GIVEN EXERCISE: Give again, word for word, each line from the top of the listing through the line that holds "const colEnd = [208, 340, 471, 604, 736]".

— start STORED DATA —

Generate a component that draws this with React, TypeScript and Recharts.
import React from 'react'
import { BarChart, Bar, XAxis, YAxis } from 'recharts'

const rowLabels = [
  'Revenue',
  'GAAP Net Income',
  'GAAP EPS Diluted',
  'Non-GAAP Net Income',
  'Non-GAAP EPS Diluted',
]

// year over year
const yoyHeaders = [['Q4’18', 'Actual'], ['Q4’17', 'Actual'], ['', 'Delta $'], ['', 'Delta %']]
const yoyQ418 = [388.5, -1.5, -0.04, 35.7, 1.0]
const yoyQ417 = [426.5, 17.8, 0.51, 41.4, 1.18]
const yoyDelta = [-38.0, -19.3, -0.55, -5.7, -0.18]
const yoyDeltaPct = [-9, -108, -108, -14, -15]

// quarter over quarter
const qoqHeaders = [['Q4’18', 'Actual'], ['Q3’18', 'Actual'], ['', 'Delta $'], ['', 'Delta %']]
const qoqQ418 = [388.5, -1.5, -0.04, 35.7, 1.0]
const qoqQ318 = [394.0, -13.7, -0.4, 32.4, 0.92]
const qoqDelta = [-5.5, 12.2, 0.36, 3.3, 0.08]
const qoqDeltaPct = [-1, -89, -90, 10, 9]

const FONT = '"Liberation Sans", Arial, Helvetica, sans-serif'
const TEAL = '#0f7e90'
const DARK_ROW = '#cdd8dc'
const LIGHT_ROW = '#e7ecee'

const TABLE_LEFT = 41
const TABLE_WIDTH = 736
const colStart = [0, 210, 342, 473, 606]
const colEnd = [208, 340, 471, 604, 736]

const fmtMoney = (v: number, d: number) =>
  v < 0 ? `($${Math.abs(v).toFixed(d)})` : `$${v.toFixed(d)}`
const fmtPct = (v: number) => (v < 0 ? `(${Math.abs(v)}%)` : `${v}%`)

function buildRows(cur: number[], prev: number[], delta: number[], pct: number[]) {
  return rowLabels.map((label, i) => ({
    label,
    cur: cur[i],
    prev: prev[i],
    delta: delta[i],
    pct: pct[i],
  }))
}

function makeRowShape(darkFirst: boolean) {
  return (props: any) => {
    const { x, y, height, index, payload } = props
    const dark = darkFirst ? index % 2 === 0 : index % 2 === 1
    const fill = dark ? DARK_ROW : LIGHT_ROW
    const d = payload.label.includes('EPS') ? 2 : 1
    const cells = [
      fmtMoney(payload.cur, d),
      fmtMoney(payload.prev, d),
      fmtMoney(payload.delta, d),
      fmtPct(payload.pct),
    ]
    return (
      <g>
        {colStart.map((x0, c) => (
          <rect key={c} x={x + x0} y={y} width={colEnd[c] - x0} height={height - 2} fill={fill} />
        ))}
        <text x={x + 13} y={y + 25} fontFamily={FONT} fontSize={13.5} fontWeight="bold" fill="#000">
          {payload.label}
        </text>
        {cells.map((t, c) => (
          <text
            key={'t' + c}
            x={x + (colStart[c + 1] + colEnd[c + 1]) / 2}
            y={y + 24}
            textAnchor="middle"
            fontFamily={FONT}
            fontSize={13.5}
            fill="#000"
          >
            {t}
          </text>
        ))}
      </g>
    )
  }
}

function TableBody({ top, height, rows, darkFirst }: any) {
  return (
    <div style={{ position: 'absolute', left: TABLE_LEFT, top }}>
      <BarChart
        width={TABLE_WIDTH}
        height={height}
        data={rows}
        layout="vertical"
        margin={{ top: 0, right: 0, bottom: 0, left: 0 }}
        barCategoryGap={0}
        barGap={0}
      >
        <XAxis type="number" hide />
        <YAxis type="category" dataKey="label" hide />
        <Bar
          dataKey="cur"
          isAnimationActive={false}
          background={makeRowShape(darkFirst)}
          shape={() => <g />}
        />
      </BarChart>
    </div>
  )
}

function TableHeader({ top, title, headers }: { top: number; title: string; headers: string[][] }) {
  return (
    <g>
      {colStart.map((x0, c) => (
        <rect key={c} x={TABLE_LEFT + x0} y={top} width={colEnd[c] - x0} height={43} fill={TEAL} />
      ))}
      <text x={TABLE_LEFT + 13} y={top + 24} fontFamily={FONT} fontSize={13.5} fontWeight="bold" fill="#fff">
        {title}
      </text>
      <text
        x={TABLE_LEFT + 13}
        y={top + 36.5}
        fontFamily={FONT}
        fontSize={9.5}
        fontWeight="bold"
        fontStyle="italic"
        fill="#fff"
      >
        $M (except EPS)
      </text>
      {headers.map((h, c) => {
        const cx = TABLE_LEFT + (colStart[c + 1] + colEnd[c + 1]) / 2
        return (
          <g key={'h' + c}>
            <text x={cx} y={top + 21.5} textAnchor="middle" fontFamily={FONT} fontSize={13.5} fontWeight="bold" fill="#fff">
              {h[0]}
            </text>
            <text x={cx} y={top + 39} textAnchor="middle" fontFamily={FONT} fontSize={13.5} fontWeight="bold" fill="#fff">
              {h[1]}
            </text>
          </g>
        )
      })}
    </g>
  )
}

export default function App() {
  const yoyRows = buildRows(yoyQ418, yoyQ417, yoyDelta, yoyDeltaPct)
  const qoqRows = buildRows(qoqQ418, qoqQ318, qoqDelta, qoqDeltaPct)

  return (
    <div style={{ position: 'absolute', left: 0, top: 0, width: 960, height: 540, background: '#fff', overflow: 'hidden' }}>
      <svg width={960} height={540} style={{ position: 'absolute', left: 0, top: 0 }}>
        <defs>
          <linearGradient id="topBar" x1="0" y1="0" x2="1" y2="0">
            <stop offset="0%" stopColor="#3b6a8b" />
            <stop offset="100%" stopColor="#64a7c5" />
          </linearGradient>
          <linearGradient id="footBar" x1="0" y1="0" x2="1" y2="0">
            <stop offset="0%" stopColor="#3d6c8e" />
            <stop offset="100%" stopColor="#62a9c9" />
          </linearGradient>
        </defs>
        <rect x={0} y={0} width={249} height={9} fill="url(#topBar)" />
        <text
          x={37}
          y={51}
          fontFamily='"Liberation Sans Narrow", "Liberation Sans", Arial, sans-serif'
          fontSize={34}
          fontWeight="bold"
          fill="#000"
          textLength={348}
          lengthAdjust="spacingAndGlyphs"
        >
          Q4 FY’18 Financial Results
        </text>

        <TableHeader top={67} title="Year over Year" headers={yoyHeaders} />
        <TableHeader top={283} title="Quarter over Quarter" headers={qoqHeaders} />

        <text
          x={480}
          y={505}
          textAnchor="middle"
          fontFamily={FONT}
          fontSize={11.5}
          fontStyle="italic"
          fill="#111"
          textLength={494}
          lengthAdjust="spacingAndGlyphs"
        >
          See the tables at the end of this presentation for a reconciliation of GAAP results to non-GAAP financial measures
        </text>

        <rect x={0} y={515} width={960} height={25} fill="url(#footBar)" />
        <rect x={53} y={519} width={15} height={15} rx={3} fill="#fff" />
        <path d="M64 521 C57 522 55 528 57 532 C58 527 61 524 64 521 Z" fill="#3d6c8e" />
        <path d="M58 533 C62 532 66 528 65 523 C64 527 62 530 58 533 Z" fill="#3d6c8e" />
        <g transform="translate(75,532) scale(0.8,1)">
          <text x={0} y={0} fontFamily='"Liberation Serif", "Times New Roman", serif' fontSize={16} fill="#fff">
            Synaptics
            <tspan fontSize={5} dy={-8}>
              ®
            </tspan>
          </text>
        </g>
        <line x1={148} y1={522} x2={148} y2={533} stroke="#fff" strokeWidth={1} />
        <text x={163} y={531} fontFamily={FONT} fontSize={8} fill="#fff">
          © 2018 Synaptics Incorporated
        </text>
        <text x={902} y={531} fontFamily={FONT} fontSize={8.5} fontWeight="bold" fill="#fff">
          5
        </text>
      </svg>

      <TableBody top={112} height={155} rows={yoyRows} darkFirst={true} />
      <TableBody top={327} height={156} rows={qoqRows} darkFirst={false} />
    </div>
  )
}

— end STORED DATA —

ANSWER:
Generate a component that draws this with React, TypeScript and Recharts.
import React from 'react'
import { BarChart, Bar, XAxis, YAxis } from 'recharts'

const rowLabels = [
  'Revenue',
  'GAAP Net Income',
  'GAAP EPS Diluted',
  'Non-GAAP Net Income',
  'Non-GAAP EPS Diluted',
]

// year over year
const yoyHeaders = [['Q4’18', 'Actual'], ['Q4’17', 'Actual'], ['', 'Delta $'], ['', 'Delta %']]
const yoyQ418 = [388.5, -1.5, -0.04, 35.7, 1.0]
const yoyQ417 = [426.5, 17.8, 0.51, 41.4, 1.18]
const yoyDelta = [-38.0, -19.3, -0.55, -5.7, -0.18]
const yoyDeltaPct = [-9, -108, -108, -14, -15]

// quarter over quarter
const qoqHeaders = [['Q4’18', 'Actual'], ['Q3’18', 'Actual'], ['', 'Delta $'], ['', 'Delta %']]
const qoqQ418 = [388.5, -1.5, -0.04, 35.7, 1.0]
const qoqQ318 = [394.0, -13.7, -0.4, 32.4, 0.92]
const qoqDelta = [-5.5, 12.2, 0.36, 3.3, 0.08]
const qoqDeltaPct = [-1, -89, -90, 10, 9]

const FONT = '"Liberation Sans", Arial, Helvetica, sans-serif'
const TEAL = '#0f7e90'
const DARK_ROW = '#cdd8dc'
const LIGHT_ROW = '#e7ecee'

const TABLE_LEFT = 41
const TABLE_WIDTH = 736
const colStart = [0, 210, 342, 473, 606]
const colEnd = [208, 340, 471, 604, 736]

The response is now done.